Arte digital por Michael Devlaeminck
Capítulo 9 - Feito nas colcha (final)
NA SEMANA PASSADA, era domingão em São João. O que é que a gente fazia naquela época? Bom, em primeiro lugar, íamos à missa. Este era um compromisso literalmente sagrado. Mesmo nós, que já éramos adolescentes, íamos à missa das sete da noite, mesmo que fosse só pra ficar paquerando as meninas, ou ficar na porta escutando o jogo no botequim, do outro lado da rua. E o domingo também era dia de macarronada, com direito a uma Coca-Cola litro e, depois, ficar cochilando em frente à TV, assistindo ao Programa Sílvio Santos, na TV Globo, que só acabava na hora do Fantástico. Aí a gente mudava de canal e ia assistir Os Trapalhões na TV Tupi. No final da noite, dávamos uma chegadinha na Rua do Sarmento, parávamos na porta da sinuca do Sr. Cida para discutir o futebol, e terminávamos o domingo, na pracinha do Coronel, conversando fiado, tocando violão, e, depois que a Lanchonete Joia fechava, aí sim, considerávamos encerrado o domingo, e íamos contrariados para nossas casas.

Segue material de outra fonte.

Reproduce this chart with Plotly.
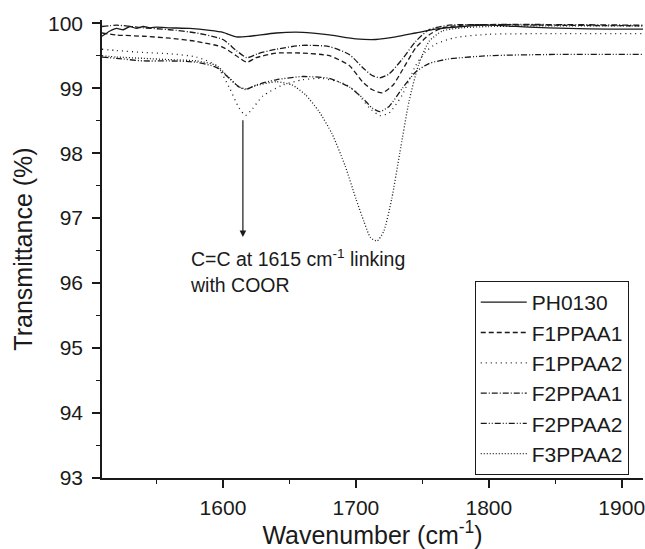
import plotly.graph_objects as go

names = ["PH0130", "F1PPAA1", "F1PPAA2", "F2PPAA1", "F2PPAA2", "F3PPAA2"]

ph0130_x = [1509,1515,1520,1525,1530,1535,1540,1545,1550,1560,1575,1590,1600,1610,1620,1640,1660,1680,1700,1715,1730,1745,1760,1780,1800,1830,1860,1890,1916]
ph0130_y = [99.80,99.88,99.92,99.90,99.95,99.92,99.95,99.93,99.94,99.93,99.92,99.89,99.86,99.79,99.80,99.85,99.86,99.82,99.76,99.75,99.79,99.85,99.91,99.95,99.97,99.94,99.92,99.91,99.91]

f1ppaa1_x = [1509,1520,1540,1560,1580,1600,1610,1618,1625,1640,1660,1680,1695,1705,1712,1720,1728,1735,1745,1755,1765,1780,1800,1850,1916]
f1ppaa1_y = [99.85,99.82,99.80,99.77,99.72,99.63,99.50,99.40,99.47,99.54,99.54,99.50,99.35,99.10,98.98,98.93,99.05,99.28,99.62,99.82,99.93,99.97,99.98,99.97,99.96]

f1ppaa2_x = [1509,1520,1540,1560,1580,1595,1605,1612,1617,1622,1630,1645,1660,1675,1690,1700,1710,1718,1725,1735,1745,1752,1760,1775,1800,1850,1916]
f1ppaa2_y = [99.60,99.58,99.55,99.53,99.48,99.35,99.00,98.70,98.58,98.68,98.88,99.05,99.13,99.15,99.08,98.95,98.70,98.58,98.62,98.90,99.35,99.55,99.68,99.78,99.83,99.84,99.84]

f2ppaa1_x = [1509,1520,1540,1560,1580,1600,1610,1618,1626,1640,1660,1680,1695,1705,1712,1718,1725,1735,1745,1755,1770,1800,1850,1916]
f2ppaa1_y = [99.95,99.97,99.93,99.90,99.85,99.75,99.58,99.47,99.53,99.60,99.66,99.64,99.52,99.32,99.20,99.16,99.22,99.45,99.72,99.90,99.97,99.98,99.98,99.97]

f2ppaa2_x = [1509,1520,1540,1560,1580,1595,1605,1612,1617,1625,1640,1660,1680,1695,1705,1712,1718,1725,1735,1745,1755,1770,1800,1850,1916]
f2ppaa2_y = [99.48,99.46,99.42,99.42,99.40,99.32,99.15,99.02,98.98,99.05,99.13,99.18,99.15,99.02,98.85,98.70,98.64,98.72,99.00,99.25,99.38,99.45,99.50,99.52,99.52]

f3ppaa2_x = [1509,1520,1540,1560,1580,1595,1605,1612,1618,1625,1640,1652,1662,1672,1682,1692,1700,1706,1711,1716,1721,1727,1733,1740,1747,1755,1765,1780,1800,1850,1916]
f3ppaa2_y = [99.50,99.48,99.46,99.44,99.42,99.35,99.15,99.02,98.99,99.04,99.10,99.05,98.90,98.65,98.30,97.80,97.30,96.95,96.70,96.65,96.80,97.30,98.00,98.80,99.35,99.72,99.88,99.93,99.95,99.96,99.96]

xs = [ph0130_x, f1ppaa1_x, f1ppaa2_x, f2ppaa1_x, f2ppaa2_x, f3ppaa2_x]
ys = [ph0130_y, f1ppaa1_y, f1ppaa2_y, f2ppaa1_y, f2ppaa2_y, f3ppaa2_y]
dashes = ["solid", "5px,3px", "1px,4px", "6px,2px,1px,2px", "6px,2px,1px,2px,1px,2px", "1px,2px"]

x_ticks = [1600, 1700, 1800, 1900]
y_ticks = [93, 94, 95, 96, 97, 98, 99, 100]

FONT = "Liberation Sans, Arial, sans-serif"
INK = "#1a1a1a"

fig = go.Figure()
for n, x, y, d in zip(names, xs, ys, dashes):
    fig.add_trace(go.Scatter(x=x, y=y, name=n, mode="lines",
                             line=dict(color=INK, width=1.3, dash=d, shape="spline", smoothing=0.6)))

fig.add_annotation(x=1615, y=96.71, ax=1615, ay=98.53, axref="x", ayref="y", xref="x", yref="y",
                   text="", showarrow=True, arrowhead=2, arrowsize=1.1, arrowwidth=1.2, arrowcolor=INK)
fig.add_annotation(x=1573.5, y=96.6, xref="x", yref="y", xanchor="left", yanchor="top",
                   text="C=C at 1615 cm<sup>-1</sup> linking<br>with COOR", showarrow=False, align="left",
                   font=dict(family=FONT, size=19.5, color=INK))

fig.update_layout(
    width=645, height=549,
    margin=dict(l=102, r=0, t=20, b=71),
    paper_bgcolor="white", plot_bgcolor="white",
    font=dict(family=FONT, size=21, color=INK),
    showlegend=True,
    legend=dict(x=0.689, y=0.43, xanchor="left", yanchor="top",
                bordercolor=INK, borderwidth=1, bgcolor="white", itemwidth=46,
                font=dict(family=FONT, size=21, color=INK), tracegroupgap=0),
    xaxis=dict(range=[1509, 1916], tickvals=x_ticks, showgrid=False, zeroline=False,
               showline=True, linecolor=INK, linewidth=1.5, ticks="outside", ticklen=8,
               tickwidth=1.5, tickcolor=INK, ticklabelstandoff=2, ticklabeloverflow="allow",
               tickfont=dict(family=FONT, size=21, color=INK),
               minor=dict(dtick=50, tick0=1550, ticks="outside", ticklen=4, tickwidth=1.2, tickcolor=INK),
               title=dict(text="Wavenumber (cm<sup>-1</sup>)", font=dict(family=FONT, size=25, color=INK), standoff=6)),
    yaxis=dict(range=[93, 100.05], tickvals=y_ticks, showgrid=False, zeroline=False,
               showline=True, linecolor=INK, linewidth=1.5, ticks="outside", ticklen=8,
               tickwidth=1.5, tickcolor=INK, ticklabelstandoff=5,
               tickfont=dict(family=FONT, size=21, color=INK),
               minor=dict(dtick=0.5, tick0=93, ticks="outside", ticklen=4, tickwidth=1.2, tickcolor=INK),
               title=dict(text="Transmittance (%)", font=dict(family=FONT, size=25, color=INK), standoff=8)),
)

fig.write_html("out.html")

Mas, isto é papo para civil e, naquela manhã ensolarada, estávamos meio incrédulos, mas, depois de tantas aventuras, estávamos prestes a passar nosso serviço.
Não sei se vocês se lembram, mas o 15 havia chutado o pé da cama para o 39 levar um tombo. Este, no entanto, entrou no quarto, piscou pra mim, e falou:
- Vocês são muito idiotas mesmo, esperando que eu me sente nessa cama, que está justamente com essa colcha que o 18 falou que é para nenhum atirador usar EM HIPÓTESE ALGUMA!
Pensei: é, o 39 está ficando esperto, pois eu até já havia me esquecido que tínhamos colocado, nas camas, as tais colchas intocáveis. Eu estava era torcendo pro 31 chegar logo, com os seus comandados (o 13, o 14 e o 16), para eu passar logo o serviço, antes que chegasse o tal representante do Ministério do Exército que ia visitar o TG.
Adivinhando meus pensamentos, o 13 chegou. Todo sorridente, brincalhão e trazendo uns pães doces que tinha acabado de comprar na padaria. Eu ainda tinha café na minha garrafa, o 12 tinha leite, e resolvemos tomar, juntos, um delicioso café com leite, e dividir aqueles pães. Vejam que companheirismo, que camaradagem... até que o 13, com aquele copo enorme de café com leite numa mão e um pão com Claybom na outra, fez o quê? Sentou na cama e, lógico, caiu! Olhei, apavorado para o copo de leite que voou longe, descreveu uma elipse, e caiu, de boca pra baixo, em cima da colcha que, EM HIPÓTESE ALGUMA, poderia ser utilizada. Foi uma meleca que faz gosto!
Levei as duas mãos ao rosto e a minha vontade foi chorar. Adeus, domingo! Adeus, Fórmula Um! Adeus, Botafogo! O 13 veio se desculpar, mas eu não queria ouvir ninguém e saí xingando alto em direção à sala de instrução.
Sentei numa cadeira, e comecei a pensar na série de desgraças que ocorreriam dali por diante, mas resolvi voltar e, para meu espanto, o 13 teve a “brilhante” ideia de enfiar a colcha que não podia ser usada EM HIPÓTESE ALGUMA, dentro da pia do banheiro. Além da melecada de leite, aquele trapo (porque já não era mais colcha) veio pingando água e leite pelo chão afora e sujando a pia, e molhando tudo.
Naturalmente, o 31, por mais gente boa que fosse – e é até hoje – não podia aceitar o serviço daquele jeito. Como é que íamos fazer? E quando o Sargento perguntasse pela colcha? E o cara do Ministério do Exército?
Mas, é o que eu digo: naqueles dias, aprendíamos a arte de lidar com problemas e, ao invés de transferi-los para nossos pais, nós mesmos os resolvíamos! O 13 acabou levando a colcha para a mãe dele, que morava pertinho do Tiro, lavar e secar a ferro. O 31, depois de muito choro nosso, aceitou receber, provisoriamente, o serviço, até que a colcha ficasse seca e passada. Eu, o 12 e o 15, fomos subindo a Avenida, rindo daquela confusão toda. O 39 foi com a gente, de calça da farda, camiseta branca e Havaianas, as legítimas. O Fittipaldi bateu, o Carlos Pace ficou em sexto (quem ganhou foi o James Hunt), e o Botafogo perdeu de 3x1 do Fluminense (2 gols de Gil e 1 de Dirceu). São João perdia 42 meninos, e ganhava 42 homens. Problemáticos, é verdade, mas com muita fé na vida!